Children as young as five could be made to sit a national test to give their teachers an indication of how they will do at school under new plans to identify the brightest pupils.
Students may also be made to sit more difficult tests in English, maths and science at the age of 11, where they would be ranked on performance to indicate whether they were in the top or bottom 10%, the Sunday Times reported.
It said the tests for five-year-olds could involve asking them whether they can identify certain objects in a picture and count up to 10.
A source told the paper: "We have to see how children are doing compared with others. In Australia at A-level everyone's results are put into a computer which gives you a ranking, 1, 2, 3, 4 ... If you were to be in the top 10% at age 11 then you should expect your secondary school to help prepare you for a top university."

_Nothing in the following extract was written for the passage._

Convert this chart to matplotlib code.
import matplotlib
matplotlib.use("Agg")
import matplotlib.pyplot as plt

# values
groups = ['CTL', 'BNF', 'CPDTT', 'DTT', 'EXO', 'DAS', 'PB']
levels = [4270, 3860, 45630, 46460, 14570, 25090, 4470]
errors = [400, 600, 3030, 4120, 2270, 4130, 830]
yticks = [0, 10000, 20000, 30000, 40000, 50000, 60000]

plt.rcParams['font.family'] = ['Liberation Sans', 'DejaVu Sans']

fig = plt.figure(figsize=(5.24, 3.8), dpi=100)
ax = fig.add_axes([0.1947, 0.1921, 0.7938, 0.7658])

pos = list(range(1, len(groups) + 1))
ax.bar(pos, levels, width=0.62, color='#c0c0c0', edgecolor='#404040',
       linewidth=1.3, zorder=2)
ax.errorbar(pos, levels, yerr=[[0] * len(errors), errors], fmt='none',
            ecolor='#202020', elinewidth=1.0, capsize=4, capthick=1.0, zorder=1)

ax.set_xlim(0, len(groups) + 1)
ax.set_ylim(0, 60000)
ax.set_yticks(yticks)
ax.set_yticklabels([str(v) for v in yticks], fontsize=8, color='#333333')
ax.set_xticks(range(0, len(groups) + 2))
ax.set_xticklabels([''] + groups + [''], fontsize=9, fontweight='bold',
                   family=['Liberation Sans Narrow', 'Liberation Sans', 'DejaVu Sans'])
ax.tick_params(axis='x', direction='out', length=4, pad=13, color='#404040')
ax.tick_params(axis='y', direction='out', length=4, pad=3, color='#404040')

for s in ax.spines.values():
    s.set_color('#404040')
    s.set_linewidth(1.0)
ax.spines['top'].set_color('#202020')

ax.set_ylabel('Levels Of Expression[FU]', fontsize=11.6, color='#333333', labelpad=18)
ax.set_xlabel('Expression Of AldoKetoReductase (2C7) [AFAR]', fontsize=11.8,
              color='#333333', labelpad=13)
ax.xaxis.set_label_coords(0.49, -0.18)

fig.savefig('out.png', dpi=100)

Last month Oftsed chief inspector Sir Michael Wilshaw said it was ''shocking'' that, in some cases, school leaders and teachers did not even know who their most able children were.
He said a culture of low expectations in many schools means that bright pupils are not being stretched and are failing to gain top grades at GCSE, and called for parents to be sent annual reports giving information on whether their child is achieving as much as they should be.
He suggested that pupils should be put into sets for key subjects such as English and maths from age 11.
Earlier this year it was announced that pupils will sit tougher tests in the basics before they leave primary school.
Children will be expected to learn more about maths ideas such as fractions and number reasoning.
Under the current system, pupils sit national curriculum, or SATs, tests in English and maths at the end of primary school. Level 4 is the standard expected of the age group.